====== Supplied material

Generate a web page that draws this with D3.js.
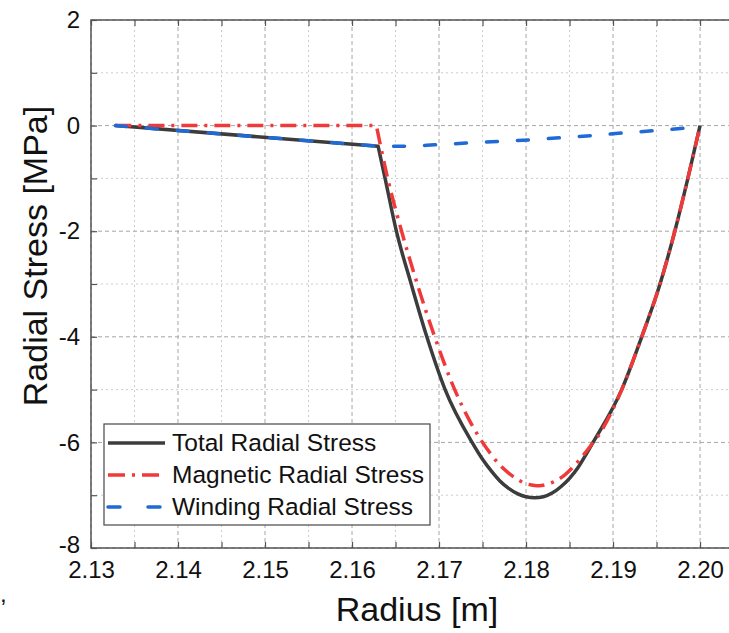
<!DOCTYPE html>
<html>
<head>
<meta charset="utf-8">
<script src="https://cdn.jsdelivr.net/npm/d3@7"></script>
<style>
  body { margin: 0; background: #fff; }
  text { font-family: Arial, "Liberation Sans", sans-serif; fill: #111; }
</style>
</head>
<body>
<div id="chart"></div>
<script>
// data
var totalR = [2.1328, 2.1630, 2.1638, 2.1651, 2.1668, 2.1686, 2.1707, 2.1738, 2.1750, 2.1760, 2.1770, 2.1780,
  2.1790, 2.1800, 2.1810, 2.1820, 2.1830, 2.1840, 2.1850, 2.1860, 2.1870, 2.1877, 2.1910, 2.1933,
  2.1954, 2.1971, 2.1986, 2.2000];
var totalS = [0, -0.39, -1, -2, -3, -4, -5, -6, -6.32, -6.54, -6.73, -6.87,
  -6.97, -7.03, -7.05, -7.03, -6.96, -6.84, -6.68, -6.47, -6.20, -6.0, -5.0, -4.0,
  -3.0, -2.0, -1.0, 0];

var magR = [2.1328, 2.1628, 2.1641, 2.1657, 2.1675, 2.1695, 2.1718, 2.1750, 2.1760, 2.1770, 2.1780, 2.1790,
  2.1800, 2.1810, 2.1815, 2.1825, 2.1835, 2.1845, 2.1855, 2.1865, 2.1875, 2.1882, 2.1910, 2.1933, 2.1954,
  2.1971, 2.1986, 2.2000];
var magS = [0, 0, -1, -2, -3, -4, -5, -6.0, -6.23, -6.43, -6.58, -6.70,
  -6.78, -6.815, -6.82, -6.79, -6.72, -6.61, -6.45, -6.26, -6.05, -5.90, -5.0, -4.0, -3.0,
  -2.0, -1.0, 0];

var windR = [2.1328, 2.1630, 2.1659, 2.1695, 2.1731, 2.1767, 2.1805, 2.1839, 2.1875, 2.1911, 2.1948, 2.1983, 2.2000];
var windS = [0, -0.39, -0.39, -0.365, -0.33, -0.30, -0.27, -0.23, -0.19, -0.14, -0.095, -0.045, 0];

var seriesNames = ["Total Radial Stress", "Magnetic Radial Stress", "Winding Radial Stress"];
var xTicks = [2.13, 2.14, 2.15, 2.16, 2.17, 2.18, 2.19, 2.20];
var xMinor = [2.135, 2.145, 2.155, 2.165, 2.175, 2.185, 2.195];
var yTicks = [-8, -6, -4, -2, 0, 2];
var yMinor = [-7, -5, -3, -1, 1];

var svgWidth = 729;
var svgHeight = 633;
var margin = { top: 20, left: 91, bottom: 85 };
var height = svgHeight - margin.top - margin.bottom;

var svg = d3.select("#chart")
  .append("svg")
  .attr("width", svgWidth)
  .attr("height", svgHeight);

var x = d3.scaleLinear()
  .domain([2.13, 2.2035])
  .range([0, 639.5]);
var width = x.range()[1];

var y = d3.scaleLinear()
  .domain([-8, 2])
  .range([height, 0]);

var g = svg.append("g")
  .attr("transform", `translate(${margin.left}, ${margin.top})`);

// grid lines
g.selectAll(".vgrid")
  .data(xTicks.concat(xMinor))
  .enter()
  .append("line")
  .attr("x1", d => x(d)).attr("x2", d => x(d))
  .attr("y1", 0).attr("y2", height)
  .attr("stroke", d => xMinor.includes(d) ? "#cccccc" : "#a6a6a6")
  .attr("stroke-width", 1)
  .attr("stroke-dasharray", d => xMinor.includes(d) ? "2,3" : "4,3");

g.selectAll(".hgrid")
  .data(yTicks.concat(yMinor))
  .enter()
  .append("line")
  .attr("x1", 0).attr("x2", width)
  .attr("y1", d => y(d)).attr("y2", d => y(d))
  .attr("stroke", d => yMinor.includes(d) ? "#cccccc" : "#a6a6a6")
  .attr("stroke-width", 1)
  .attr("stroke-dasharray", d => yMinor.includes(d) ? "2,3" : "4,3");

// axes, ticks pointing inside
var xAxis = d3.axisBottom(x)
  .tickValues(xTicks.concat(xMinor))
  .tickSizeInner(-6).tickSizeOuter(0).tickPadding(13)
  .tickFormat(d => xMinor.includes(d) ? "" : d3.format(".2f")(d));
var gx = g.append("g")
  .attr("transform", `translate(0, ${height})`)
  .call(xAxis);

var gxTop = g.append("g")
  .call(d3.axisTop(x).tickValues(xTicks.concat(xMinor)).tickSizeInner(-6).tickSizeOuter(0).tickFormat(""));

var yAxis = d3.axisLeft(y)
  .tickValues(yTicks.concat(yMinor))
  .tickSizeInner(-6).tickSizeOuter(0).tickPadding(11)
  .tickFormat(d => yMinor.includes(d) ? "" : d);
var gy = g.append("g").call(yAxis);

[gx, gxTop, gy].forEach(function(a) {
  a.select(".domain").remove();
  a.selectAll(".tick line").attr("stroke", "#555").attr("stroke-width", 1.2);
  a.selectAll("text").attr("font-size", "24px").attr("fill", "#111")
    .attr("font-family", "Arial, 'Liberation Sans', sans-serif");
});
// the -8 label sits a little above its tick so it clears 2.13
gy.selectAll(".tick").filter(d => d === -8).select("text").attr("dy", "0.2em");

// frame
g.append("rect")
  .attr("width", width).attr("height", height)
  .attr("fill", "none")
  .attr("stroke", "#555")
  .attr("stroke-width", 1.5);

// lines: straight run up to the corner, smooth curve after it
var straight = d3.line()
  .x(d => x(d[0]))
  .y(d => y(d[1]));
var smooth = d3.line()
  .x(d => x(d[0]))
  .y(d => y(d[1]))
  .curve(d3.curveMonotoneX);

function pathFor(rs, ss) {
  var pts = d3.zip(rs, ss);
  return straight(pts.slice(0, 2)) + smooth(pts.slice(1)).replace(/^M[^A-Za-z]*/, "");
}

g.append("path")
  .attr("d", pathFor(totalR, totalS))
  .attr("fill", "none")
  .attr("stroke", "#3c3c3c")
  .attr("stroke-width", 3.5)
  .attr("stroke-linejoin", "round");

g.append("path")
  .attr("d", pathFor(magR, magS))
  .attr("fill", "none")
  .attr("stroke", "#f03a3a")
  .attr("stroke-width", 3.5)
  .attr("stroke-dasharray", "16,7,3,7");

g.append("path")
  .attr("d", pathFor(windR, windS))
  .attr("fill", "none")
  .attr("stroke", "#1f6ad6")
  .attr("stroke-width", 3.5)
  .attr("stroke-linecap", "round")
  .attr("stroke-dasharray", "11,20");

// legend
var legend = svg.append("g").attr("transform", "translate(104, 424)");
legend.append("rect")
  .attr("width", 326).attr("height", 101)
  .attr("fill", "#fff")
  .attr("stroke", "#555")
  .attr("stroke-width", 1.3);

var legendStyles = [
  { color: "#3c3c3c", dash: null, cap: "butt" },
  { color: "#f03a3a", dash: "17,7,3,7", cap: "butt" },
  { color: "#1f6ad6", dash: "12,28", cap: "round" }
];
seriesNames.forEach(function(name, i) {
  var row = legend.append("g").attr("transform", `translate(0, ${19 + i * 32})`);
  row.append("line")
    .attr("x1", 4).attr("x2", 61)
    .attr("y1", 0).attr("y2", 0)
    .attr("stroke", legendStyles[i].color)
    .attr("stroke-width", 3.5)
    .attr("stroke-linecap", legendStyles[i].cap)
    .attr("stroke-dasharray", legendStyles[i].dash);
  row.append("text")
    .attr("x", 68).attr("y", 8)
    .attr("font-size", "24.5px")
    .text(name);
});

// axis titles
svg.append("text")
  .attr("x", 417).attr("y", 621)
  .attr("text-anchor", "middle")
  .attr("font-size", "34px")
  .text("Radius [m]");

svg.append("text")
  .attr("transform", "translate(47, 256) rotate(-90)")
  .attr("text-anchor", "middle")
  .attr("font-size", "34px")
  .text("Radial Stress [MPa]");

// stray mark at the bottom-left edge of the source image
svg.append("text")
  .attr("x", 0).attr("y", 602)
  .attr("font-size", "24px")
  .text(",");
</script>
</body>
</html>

============

Exercise prompt:
Write down every line from the opening of the listing to the line with "-0.095, -0.045, 0];", both included, and nothing else; the pictures are omitted.

Expected answer:
Generate a web page that draws this with D3.js.
<!DOCTYPE html>
<html>
<head>
<meta charset="utf-8">
<script src="https://cdn.jsdelivr.net/npm/d3@7"></script>
<style>
  body { margin: 0; background: #fff; }
  text { font-family: Arial, "Liberation Sans", sans-serif; fill: #111; }
</style>
</head>
<body>
<div id="chart"></div>
<script>
// data
var totalR = [2.1328, 2.1630, 2.1638, 2.1651, 2.1668, 2.1686, 2.1707, 2.1738, 2.1750, 2.1760, 2.1770, 2.1780,
  2.1790, 2.1800, 2.1810, 2.1820, 2.1830, 2.1840, 2.1850, 2.1860, 2.1870, 2.1877, 2.1910, 2.1933,
  2.1954, 2.1971, 2.1986, 2.2000];
var totalS = [0, -0.39, -1, -2, -3, -4, -5, -6, -6.32, -6.54, -6.73, -6.87,
  -6.97, -7.03, -7.05, -7.03, -6.96, -6.84, -6.68, -6.47, -6.20, -6.0, -5.0, -4.0,
  -3.0, -2.0, -1.0, 0];

var magR = [2.1328, 2.1628, 2.1641, 2.1657, 2.1675, 2.1695, 2.1718, 2.1750, 2.1760, 2.1770, 2.1780, 2.1790,
  2.1800, 2.1810, 2.1815, 2.1825, 2.1835, 2.1845, 2.1855, 2.1865, 2.1875, 2.1882, 2.1910, 2.1933, 2.1954,
  2.1971, 2.1986, 2.2000];
var magS = [0, 0, -1, -2, -3, -4, -5, -6.0, -6.23, -6.43, -6.58, -6.70,
  -6.78, -6.815, -6.82, -6.79, -6.72, -6.61, -6.45, -6.26, -6.05, -5.90, -5.0, -4.0, -3.0,
  -2.0, -1.0, 0];

var windR = [2.1328, 2.1630, 2.1659, 2.1695, 2.1731, 2.1767, 2.1805, 2.1839, 2.1875, 2.1911, 2.1948, 2.1983, 2.2000];
var windS = [0, -0.39, -0.39, -0.365, -0.33, -0.30, -0.27, -0.23, -0.19, -0.14, -0.095, -0.045, 0];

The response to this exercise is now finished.